Despite China’s recent plans to limit power use by some bitcoin miners, the practice is so profitable in the country that even if the cryptocurrency’s price dropped by half, miners would still make money.
Sophie Lu, an analyst for Bloomberg New Energy Finance, says the miners will keep on profiting as long as bitcoin’s price remains higher than $6,925. While it recently suffered a price drop following South Korea’s plans to further tighten regulations surrounding crypto trading (and perhaps even ban it), bitcoin is currently worth $13,738.
The 1400 percent rise in bitcoin’s price last year has seen a greater demand for electricity to run mining computers in the country.
Mining bitcoins can use a lot of electricity, but the low costs in China— from $0.03 to $0.13 per kilowatt hour—make it profitable even if the price drastically drops. The overcapacity of the power-generating sector has enabled the lowest rates, which could allow miners to break even at a bitcoin value of $3689.

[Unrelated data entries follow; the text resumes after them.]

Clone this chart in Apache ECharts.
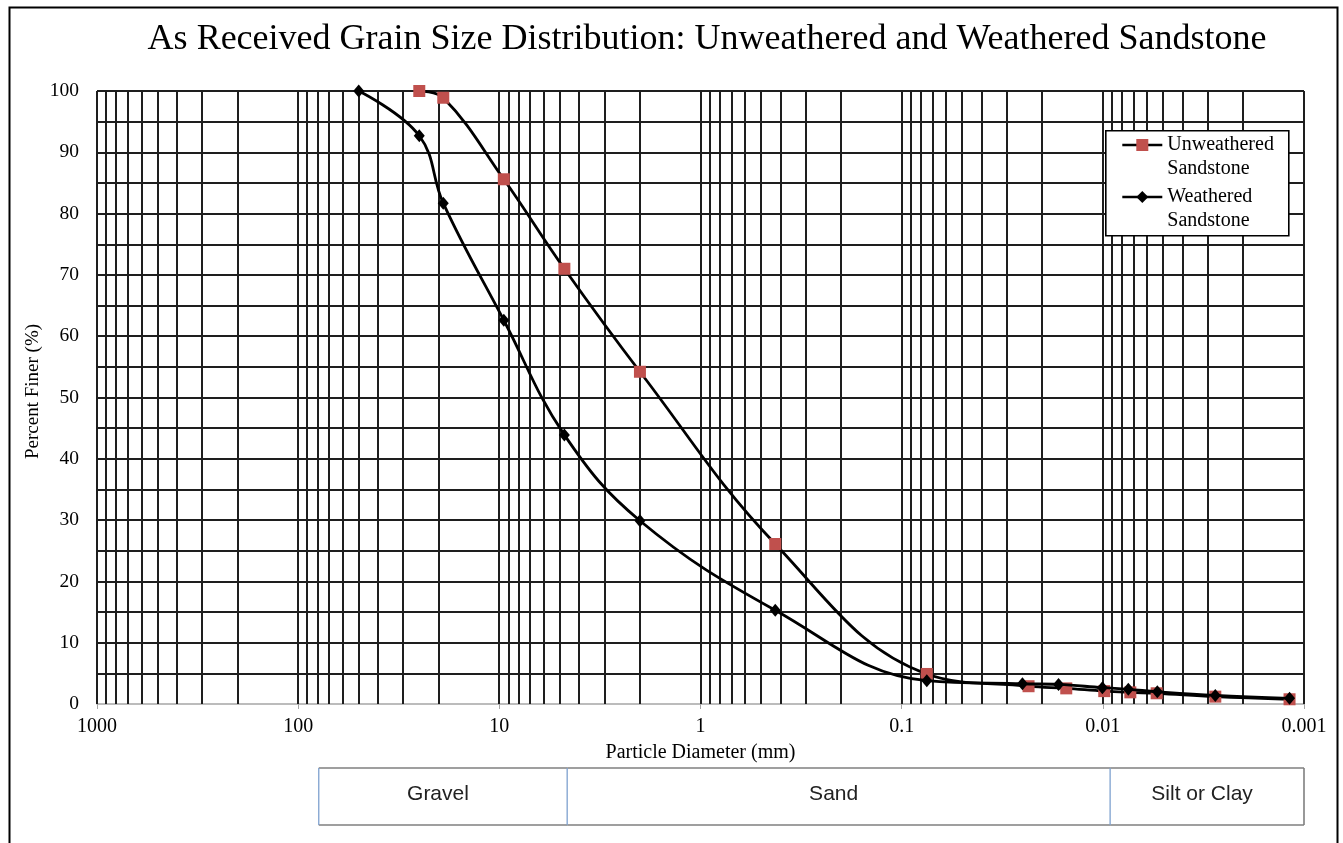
<!DOCTYPE html>
<html><head><meta charset="utf-8">
<script src="https://cdn.jsdelivr.net/npm/echarts@6/dist/echarts.min.js"></script>
<style>html,body{margin:0;padding:0;background:#fff}#c{width:1343px;height:843px}</style>
</head><body><div id="c"></div>
<script>
const titleText = 'As Received Grain Size Distribution: Unweathered and Weathered Sandstone';
const xAxisName = 'Particle Diameter (mm)';
const yAxisName = 'Percent Finer (%)';
const seriesNames = ['Unweathered\nSandstone', 'Weathered\nSandstone'];
const unweatheredSize = [25, 19, 9.5, 4.75, 2, 0.425, 0.075, 0.0234, 0.0152, 0.00984, 0.0073, 0.0054, 0.00276, 0.00118];
const unweatheredFiner = [100, 98.9, 85.6, 71.0, 54.2, 26.1, 4.9, 2.9, 2.55, 2.1, 1.9, 1.75, 1.2, 0.77];
const weatheredSize = [50, 25, 19, 9.5, 4.75, 2, 0.425, 0.075, 0.0251, 0.0166, 0.01005, 0.00747, 0.00536, 0.00276, 0.00118];
const weatheredFiner = [100, 92.7, 81.7, 62.6, 43.9, 29.9, 15.3, 3.8, 3.3, 3.2, 2.66, 2.4, 2.0, 1.4, 0.93];
const xTickLabels = ['0.001', '0.01', '0.1', '1', '10', '100', '1000'];
const zoneNames = ['Gravel', 'Sand', 'Silt or Clay'];
const zoneFrom = [79, 4.6, 0.0092];
const zoneTo = [4.6, 0.0092, 0.001];

// log grid values (1..9 within each decade, plus the top end)
const logGridX = [];
for (let k = -3; k <= 2; k++) for (let m = 1; m <= 9; m++) logGridX.push(+(m * Math.pow(10, k)).toPrecision(6));
logGridX.push(1000);

const serif = '"Liberation Serif", "Times New Roman", serif';
const gridColor = '#1e1e1e';
const gridWidth = 2;

const chart = echarts.init(document.getElementById('c'), null, {renderer: 'canvas'});
chart.setOption({
  animation: false,
  backgroundColor: '#fff',
  title: {
    text: titleText, left: 707, top: 22, textAlign: 'center', padding: 0,
    textStyle: {fontFamily: serif, fontSize: 36, fontWeight: 'normal', color: '#000'}
  },
  grid: [
    {left: 97, right: 39, top: 91, bottom: 139},
    {left: 97, right: 39, top: 768, height: 57}
  ],
  xAxis: [{
    type: 'log', logBase: 10, min: 0.001, max: 1000, inverse: true, gridIndex: 0,
    name: xAxisName, nameLocation: 'middle', nameGap: 39, nameMoveOverlap: false,
    nameTextStyle: {fontFamily: serif, fontSize: 20, color: '#000'},
    axisLine: {show: true, lineStyle: {color: '#a6a6a6', width: 1.5}},
    axisTick: {show: true, length: 5, lineStyle: {color: '#a6a6a6', width: 1}},
    axisLabel: {fontFamily: serif, fontSize: 20, color: '#000', margin: 13,
      formatter: v => xTickLabels[Math.round(Math.log10(v)) + 3]},
    splitLine: {show: false}
  }, {
    type: 'log', logBase: 10, min: 0.001, max: 1000, inverse: true, gridIndex: 1, show: false
  }],
  yAxis: [{
    type: 'value', min: 0, max: 100, interval: 10, gridIndex: 0,
    name: yAxisName, nameLocation: 'middle', nameGap: 54, nameRotate: 90, nameMoveOverlap: false,
    nameTextStyle: {fontFamily: serif, fontSize: 19, color: '#000', padding: [0, 0, 0, 12]},
    axisLine: {show: false}, axisTick: {show: false},
    axisLabel: {fontFamily: serif, fontSize: 19.5, color: '#000', margin: 18},
    splitLine: {show: true, showMinLine: false, showMaxLine: true, lineStyle: {color: gridColor, width: gridWidth}},
    minorTick: {show: false, splitNumber: 2},
    minorSplitLine: {show: true, lineStyle: {color: gridColor, width: gridWidth}}
  }, {
    type: 'value', min: 0, max: 1, gridIndex: 1, show: false
  }],
  legend: {
    data: seriesNames, orient: 'vertical', left: 1121, top: 109, padding: 0,
    itemWidth: 40, itemHeight: 15, itemGap: -20, z: 20,
    lineStyle: {width: 2.6},
    formatter: n => '\n' + n,
    textStyle: {fontFamily: serif, fontSize: 20, lineHeight: 24, color: '#000'}
  },
  graphic: [
    {type: 'rect', left: 7, top: 5, shape: {width: 1328, height: 860}, z: 0,
      style: {fill: 'none', stroke: '#000', lineWidth: 2}},
    {type: 'rect', left: 1105, top: 130, shape: {width: 183, height: 105}, z: 15,
      style: {fill: '#fff', stroke: '#000', lineWidth: 1.6}}
  ],
  series: [
    {
      name: 'log-grid', type: 'custom', xAxisIndex: 0, yAxisIndex: 0, z: 1, silent: true,
      encode: {x: 0, y: 1},
      data: logGridX.map(v => [v, 50]),
      renderItem: (params, api) => {
        const cs = params.coordSys;
        const x = Math.round(api.coord([api.value(0), 50])[0]);
        return {type: 'line', shape: {x1: x, y1: cs.y, x2: x, y2: cs.y + cs.height},
          style: {stroke: gridColor, lineWidth: gridWidth}};
      }
    },
    {
      name: seriesNames[0], type: 'line', xAxisIndex: 0, yAxisIndex: 0, z: 3,
      data: unweatheredSize.map((s, i) => [s, unweatheredFiner[i]]),
      smooth: 0.4, symbol: 'rect', symbolSize: 12,
      itemStyle: {color: '#c0504d'},
      lineStyle: {color: '#000', width: 2.8}
    },
    {
      name: seriesNames[1], type: 'line', xAxisIndex: 0, yAxisIndex: 0, z: 4,
      data: weatheredSize.map((s, i) => [s, weatheredFiner[i]]),
      smooth: 0.4, symbol: 'diamond', symbolSize: [11, 13],
      itemStyle: {color: '#000'},
      lineStyle: {color: '#000', width: 2.8}
    },
    {
      name: 'zones', type: 'custom', xAxisIndex: 1, yAxisIndex: 1, silent: true,
      encode: {x: [0, 1], y: 2},
      data: zoneFrom.map((f, i) => [f, zoneTo[i], 0.5]),
      renderItem: (params, api) => {
        const a = api.coord([api.value(0), 1]);
        const b = api.coord([api.value(1), 0]);
        const x0 = a[0], y0 = a[1], x1 = b[0], y1 = b[1];
        const idx = params.dataIndex;
        const children = [
          {type: 'line', shape: {x1: x0, y1: y0, x2: x1, y2: y0}, style: {stroke: '#7f7f7f', lineWidth: 1.6}},
          {type: 'line', shape: {x1: x0, y1: y1, x2: x1, y2: y1}, style: {stroke: '#7f7f7f', lineWidth: 1.6}},
          {type: 'line', shape: {x1: x0, y1: y0, x2: x0, y2: y1}, style: {stroke: '#7ea1cf', lineWidth: 1.3}},
          {type: 'text', style: {text: zoneNames[idx], x: (x0 + x1) / 2 - 5, y: (y0 + y1) / 2 - 2,
            align: 'center', verticalAlign: 'middle', font: '21px "Liberation Sans", Arial, sans-serif', fill: '#222'}}
        ];
        if (idx === zoneNames.length - 1) {
          children.push({type: 'line', shape: {x1: x1, y1: y0, x2: x1, y2: y1}, style: {stroke: '#7f7f7f', lineWidth: 1.6}});
        }
        return {type: 'group', children};
      }
    }
  ]
});
</script>
</body></html>
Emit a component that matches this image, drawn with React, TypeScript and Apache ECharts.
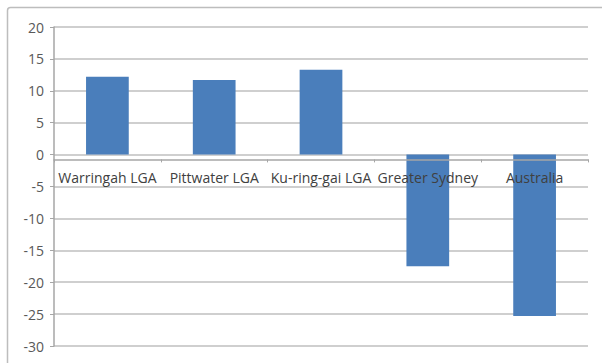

Electricity needed for bitcoin mining rose to around 20.5 terawatt-hours a year by the end of 2017. That’s more than half of the 38 terawatt-hours of power used each year by the world’s biggest traditional mining company, BHP Billiton.
Despite China being home to the world’s largest community of bitcoin miners, they only use 0.2 percent of the country’s annual electricity production, or 15.4 terawatt hours, according to the report.
Earlier this month, the People’s Bank of China (PBOC) asked local authorities to regulate bitcoin miners’ power usage to slowly reduce the scale of their production. If this happens, it’s likely that the miners will just move to new regions.